Il mio appunto, caro direttore, vuole essere volto alla paura mediatica che ci circonda. All’impossibilità che noi altri, quelli che spesso stanno dall’altra parte del giornale, della notizia, dello schermo abbiamo. Siamo materialmente costretti dai media a subire notizie che non scegliamo.
Poi, ci sono giovani pazzi che provano ad avvicinarsi a questo modo, che provano ad imitarVi. Cosa deve pensare un blogger o chessò, uno stagista de La Stampa?

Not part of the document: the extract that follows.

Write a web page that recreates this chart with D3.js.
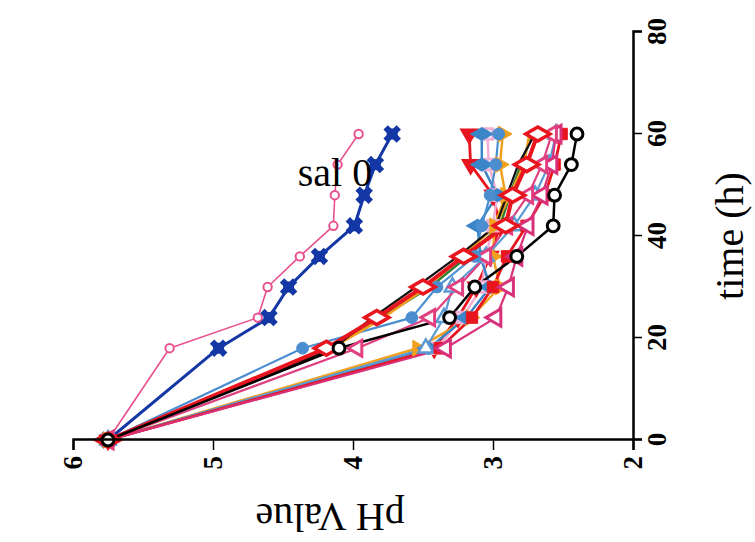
<!DOCTYPE html>
<html>
<head>
<meta charset="utf-8">
<script src="https://cdn.jsdelivr.net/npm/d3@7"></script>
<style>
  body { margin: 0; background: #fff; }
  text { font-family: "Liberation Serif", "DejaVu Serif", serif; }
</style>
</head>
<body>
<div id="chart"></div>
<script>
// sampling times (h)
var times = [0, 18, 24, 30, 36, 42, 48, 54, 60];
var timeTicks = [0, 20, 40, 60, 80];
var phTicks = [2, 3, 4, 5, 6];

// pH readings, one array per curve
var pinkCircle   = [5.75, 5.31, 4.68, 4.61, 4.38, 4.14, 4.13, 4.11, 3.96];
var navyStar     = [5.75, 4.96, 4.60, 4.46, 4.24, 3.99, 3.92, 3.84, 3.72];
var redTri       = [5.75, 3.42, 3.25, 3.12, 3.02, 2.95, 3.00, 3.16, 3.17];
var lightPinkSq  = [5.75, 3.40, 3.22, 3.08, 3.05, 3.00, 2.97, 3.03, 3.04];
var orangeTri    = [5.75, 3.54, 3.16, 2.95, 3.00, 2.99, 2.91, 2.95, 2.93];
var steelDiamond = [5.75, 3.46, 3.19, 3.02, 3.09, 3.11, 2.97, 3.08, 3.08];
var lightBlueTri = [5.75, 3.48, 3.35, 3.29, 3.05, 2.85, 2.70, 2.60, 2.55];
var redSquare    = [5.75, 3.38, 3.15, 3.00, 2.90, 2.76, 2.63, 2.56, 2.51];
var magentaTriB  = [5.75, 3.34, 2.98, 2.89, 2.83, 2.75, 2.65, 2.58, 2.55];
var magentaTriA  = [5.75, 3.97, 3.45, 3.25, 3.05, 2.90, 2.75, 2.65, 2.58];
var blueCircle   = [5.75, 4.36, 3.58, 3.40, 3.13, 3.08, 3.02, 2.98, 2.96];
var greenLine    = [5.75, 4.17, 3.80, 3.45, 3.18, 2.95, 2.88, 2.80, 2.72];
var orangeLine   = [5.75, 4.15, 3.78, 3.47, 3.22, 2.98, 2.88, 2.78, 2.74];
var blackSmall   = [5.75, 4.14, 3.86, 3.55, 3.25, 2.98, 2.90, 2.82, 2.70];
var redDiamond   = [5.75, 4.19, 3.83, 3.50, 3.21, 2.91, 2.86, 2.76, 2.68];
var blackCircle  = [5.75, 4.10, 3.31, 3.13, 2.83, 2.57, 2.56, 2.44, 2.40];

// drawing order and look of each curve
var series = [
  {v: pinkCircle,   color: "#e8508f", lw: 1.6, sym: "circle",   size: 55,  fill: "#fff", sw: 2},
  {v: navyStar,     color: "#1437a6", lw: 3,   sym: "star",     size: 120, fill: "#1437a6", sw: 1},
  {v: redTri,       color: "#e8141e", lw: 2.8, sym: "triangle", rot: -90, size: 110, fill: "#e8141e", sw: 2},
  {v: lightPinkSq,  color: "#f0b0d6", lw: 2.5, sym: "square",   size: 110, fill: "#fff", sw: 3},
  {v: orangeTri,    color: "#f2a11f", lw: 2.5, sym: "triangle", rot: 180, size: 110, fill: "#f2a11f", sw: 1},
  {v: steelDiamond, color: "#3a86c8", lw: 2.5, sym: "diamond",  size: 120, fill: "#3a86c8", sw: 2},
  {v: lightBlueTri, color: "#5b9bd5", lw: 2.2, sym: "triangle", rot: 90, size: 100, fill: "#fff", sw: 2.5},
  {v: redSquare,    color: "#e8141e", lw: 2.8, sym: "square",   size: 130, fill: "#e8141e", sw: 1},
  {v: magentaTriB,  color: "#d9307a", lw: 2.2, sym: "triangle", size: 130, fill: "#fff", sw: 3},
  {v: magentaTriA,  color: "#e0407f", lw: 2.2, sym: "triangle", size: 110, fill: "#fff", sw: 3},
  {v: blueCircle,   color: "#4a8ed0", lw: 2.2, sym: "circle",   size: 110, fill: "#4a8ed0", sw: 1},
  {v: greenLine,    color: "#2e7d32", lw: 2.5, sym: "circle",   size: 20,  fill: "#2e7d32", sw: 1},
  {v: orangeLine,   color: "#f2a11f", lw: 2.5, sym: "circle",   size: 20,  fill: "#f2a11f", sw: 1},
  {v: blackSmall,   color: "#111",    lw: 2.2, sym: "circle",   size: 18,  fill: "#111", sw: 1},
  {v: redDiamond,   color: "#e8141e", lw: 4,   sym: "diamond",  size: 170, fill: "#fff", sw: 3.5},
  {v: blackCircle,  color: "#000",    lw: 2.5, sym: "circle",   size: 110, fill: "#fff", sw: 3}
];

var W = 755, H = 542;
// plot drawn in its own frame (time across, pH up), then turned a quarter left
var pw = 408, ph = 560;

var svg = d3.select("#chart").append("svg")
  .attr("width", W)
  .attr("height", H);

var g = svg.append("g")
  .attr("transform", "translate(73,440) rotate(-90)");

var x = d3.scaleLinear().domain([0, 80]).range([0, pw]);
var y = d3.scaleLinear().domain([2, 6]).range([ph, 0]);

var symbols = {
  circle: d3.symbolCircle,
  square: d3.symbolSquare,
  diamond: d3.symbolDiamond,
  triangle: d3.symbolTriangle
};

var line = d3.line()
  .x(function(d, i) { return x(times[i]); })
  .y(function(d) { return y(d); });

series.forEach(function(s) {
  g.append("path")
    .attr("d", line(s.v))
    .attr("fill", "none")
    .attr("stroke", s.color)
    .attr("stroke-width", s.lw)
    .attr("stroke-linejoin", "round");
});

series.forEach(function(s) {
  var pts = g.append("g").selectAll("g")
    .data(s.v)
    .enter()
    .append("g")
    .attr("transform", function(d, i) {
      return "translate(" + x(times[i]) + "," + y(d) + ") rotate(" + (s.rot || 0) + ")";
    });
  if (s.sym == "star") {
    pts.append("path")
      .attr("d", d3.symbol().type(d3.symbolSquare).size(s.size))
      .attr("fill", s.fill);
    pts.append("path")
      .attr("d", d3.symbol().type(d3.symbolCross).size(s.size * 1.6))
      .attr("transform", "rotate(45)")
      .attr("fill", s.fill);
  } else {
    pts.append("path")
      .attr("d", d3.symbol().type(symbols[s.sym]).size(s.size))
      .attr("fill", s.fill)
      .attr("stroke", s.color)
      .attr("stroke-width", s.sw);
  }
});

// time axis (appears on the right)
var xAxis = g.append("g")
  .attr("transform", "translate(0," + ph + ")")
  .call(d3.axisBottom(x).tickValues(timeTicks).tickSize(9).tickPadding(10));
xAxis.select(".domain").attr("stroke-width", 2.5);
xAxis.selectAll(".tick line").attr("stroke-width", 1.5);
xAxis.selectAll("text")
  .style("font-family", "Liberation Serif, serif")
  .style("font-size", "27px")
  .style("font-weight", "bold")
  .attr("fill", "#000")
  .attr("dy", "0.5em");

// pH axis (appears at the bottom)
var yAxis = g.append("g")
  .call(d3.axisLeft(y).tickValues(phTicks).tickFormat(d3.format("d")).tickSize(10).tickPadding(6));
yAxis.select(".domain").attr("stroke-width", 2.5);
yAxis.selectAll(".tick line").attr("stroke-width", 1.5);
yAxis.selectAll("text")
  .style("font-family", "Liberation Serif, serif")
  .style("font-size", "27px")
  .style("font-weight", "bold")
  .attr("fill", "#000");

g.append("text")
  .attr("x", pw / 2)
  .attr("y", ph + 110)
  .attr("text-anchor", "middle")
  .style("font-size", "40px")
  .text("time (h)");

g.append("text")
  .attr("transform", "translate(-64," + (ph / 2 - 23) + ") rotate(-90)")
  .attr("text-anchor", "middle")
  .style("font-size", "40px")
  .text("pH Value");

svg.append("text")
  .attr("x", 335)
  .attr("y", 186)
  .attr("text-anchor", "middle")
  .style("font-size", "40px")
  .text("sal 0");
</script>
</body>
</html>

Che non vale la pena provarci neppure?
Che questo mondo è così marcio da dentro, tanto da farmi pensare che anche Lei ha dovuto subire per anni, magari scrivendo cose che non gradiva, finché non ha avuto la forza di scappare e creare qualcosa dove poteva essere libero?
Quello che dico è, ho solo paura che si perda la speranza e che questo porti ad una totale ignoranza nei confronti di un mezzo così bello, come la carta stampata.
In fede,
Gabriele
ps caro direttore, spero che questa mia riflessione Le dia perlomeno modo di sorridere, tanto quanto il mio modo goffo di porLe una domanda registratore alla mano, mentre gli altri ragazzi si avvicinavo a Lei solo per chiederLe un selfie.